Ultimately, says one CFO of a Fortune 100 company who asked for anonymity, companies should have a commonsense approach to 401(k) investments. “There is really no rule of thumb when it comes to selecting investment options in a 401(k), except that it must be looked at in conjunction with a pension plan,” he says. “I believe a good test would be to examine all the investment choices and ask, If one of these were to lose its value in a single week, would the rest of the assets, assuming they retained their value, provide enough of a benefit that the retiree could retire in reasonable fashion?” If not, then the plan may be too risky, he notes.
On the Front Burner
One unfortunate offshoot of the Lucent case is that companies considering offering their own stock in employee retirement plans may now be discouraged. “Employers don’t have to offer company stock, you know, and the fact is that very few do — perhaps a couple thousand of the 400,000 companies we track with 401(k) plans,” says David Wray, president of the Profit Sharing/401(k)Council, a Chicago-based nonprofit association of 401(k) and profit-sharing sponsors. “Companies have been very cautious about this, and are more so now. The business purpose of a 401(k) is a good bond with the employee,” he adds, “not to make them mad at you.”
If the plaintiffs win their case, will that mark the end of company stock in 401(k) retirement plans? McGurn doesn’t think so. “You’ll see greater use of restrictions by companies governing the level of exposure individual employees can take, the use of more sophisticated financial tools assessing prudent diversification, and a marked increase in employee education,” he says. “These will be voluntary at first, and, if not widespread, may be mandated.”

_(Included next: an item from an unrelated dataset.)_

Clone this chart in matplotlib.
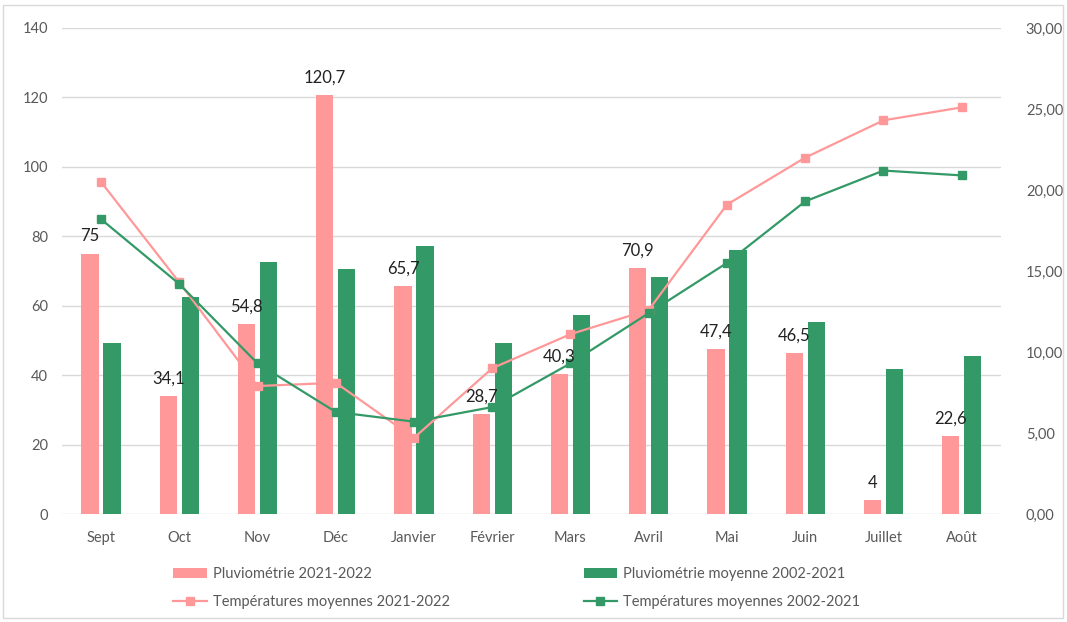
import numpy as np
import matplotlib
matplotlib.use("Agg")
import matplotlib.pyplot as plt
from matplotlib.patches import Rectangle
from matplotlib.ticker import FuncFormatter

plt.rcParams['font.family'] = ['Lato', 'DejaVu Sans']

mois = ["Sept", "Oct", "Nov", "Déc", "Janvier", "Février", "Mars", "Avril",
        "Mai", "Juin", "Juillet", "Août"]
pluvio_2022 = [75, 34.1, 54.8, 120.7, 65.7, 28.7, 40.3, 70.9, 47.4, 46.5, 4, 22.6]
pluvio_moy = [49.2, 62.5, 72.5, 70.5, 77.1, 49.2, 57.3, 68.2, 76.1, 55.3, 41.7, 45.5]
temp_2022 = [20.5, 14.3, 7.9, 8.1, 4.7, 9.0, 11.1, 12.6, 19.1, 22.0, 24.3, 25.1]
temp_moy = [18.2, 14.2, 9.3, 6.3, 5.7, 6.6, 9.3, 12.4, 15.5, 19.3, 21.2, 20.9]

rose = "#FF9999"
vert = "#339966"
gris = "#595959"

fig = plt.figure(figsize=(10.67, 6.22), dpi=100)
ax = fig.add_axes([0.058, 0.1736, 0.880, 0.7814])
ax2 = ax.twinx()

x = np.arange(len(mois))
w = 0.22
b1 = ax.bar(x - 0.14, pluvio_2022, w, color=rose, label="Pluviométrie 2021-2022", zorder=2)
b2 = ax.bar(x + 0.14, pluvio_moy, w, color=vert, label="Pluviométrie moyenne 2002-2021", zorder=2)

l1, = ax2.plot(x, temp_2022, color=rose, lw=1.6, marker="s", ms=6,
               label="Températures moyennes 2021-2022")
l2, = ax2.plot(x, temp_moy, color=vert, lw=1.6, marker="s", ms=6,
               label="Températures moyennes 2002-2021")

# valeurs au-dessus des barres roses
for xi, v in zip(x, pluvio_2022):
    lab = ("%g" % v).replace(".", ",")
    ax2.text(xi - 0.14, v + 5, lab, transform=ax.transData, ha="center",
             va="center", fontsize=12, color="#222222", zorder=5)

ax.set_xlim(-0.5, len(mois) - 0.5)
ax.set_ylim(0, 140)
ax.set_yticks(np.arange(0, 141, 20))
ax2.set_ylim(0, 30)
ax2.set_yticks(np.arange(0, 31, 5))
ax2.yaxis.set_major_formatter(FuncFormatter(lambda v, p: ("%.2f" % v).replace(".", ",")))

ax.set_xticks(x)
ax.set_xticklabels(mois)
ax.grid(axis="y", color="#D9D9D9", lw=1, zorder=0)
ax.set_axisbelow(True)
for a in (ax, ax2):
    for s in a.spines.values():
        s.set_visible(False)
    a.tick_params(length=0, labelsize=10.5, labelcolor=gris)
ax.tick_params(axis="x", pad=12)
ax.tick_params(axis="y", pad=10)
ax2.tick_params(axis="y", pad=18)

fig.legend(handles=[b1, l1, b2, l2], loc="lower left", bbox_to_anchor=(0.150, 0.0),
           ncol=2, frameon=False, fontsize=10.5, labelcolor=gris,
           columnspacing=9.2, handlelength=2.3, handletextpad=0.4, labelspacing=0.95)

fig.patches.append(Rectangle((0.003, 0.006), 0.993, 0.986, transform=fig.transFigure,
                             fill=False, edgecolor="#D9D9D9", lw=1))

fig.savefig("out.png", dpi=100)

For finance chiefs, what seemed to be a back-burner issue is now aflame. “This case makes it clear that if you have your own company stock in a 401(k) plan and there is any indication that it is headed for trouble, you cannot ignore the potential impact on plan participants,” says Watson Wyatt’s Weddell. “This is a threat that must be taken seriously. That said, this case has a long way to go, and there is no guarantee the plaintiffs will prevail.”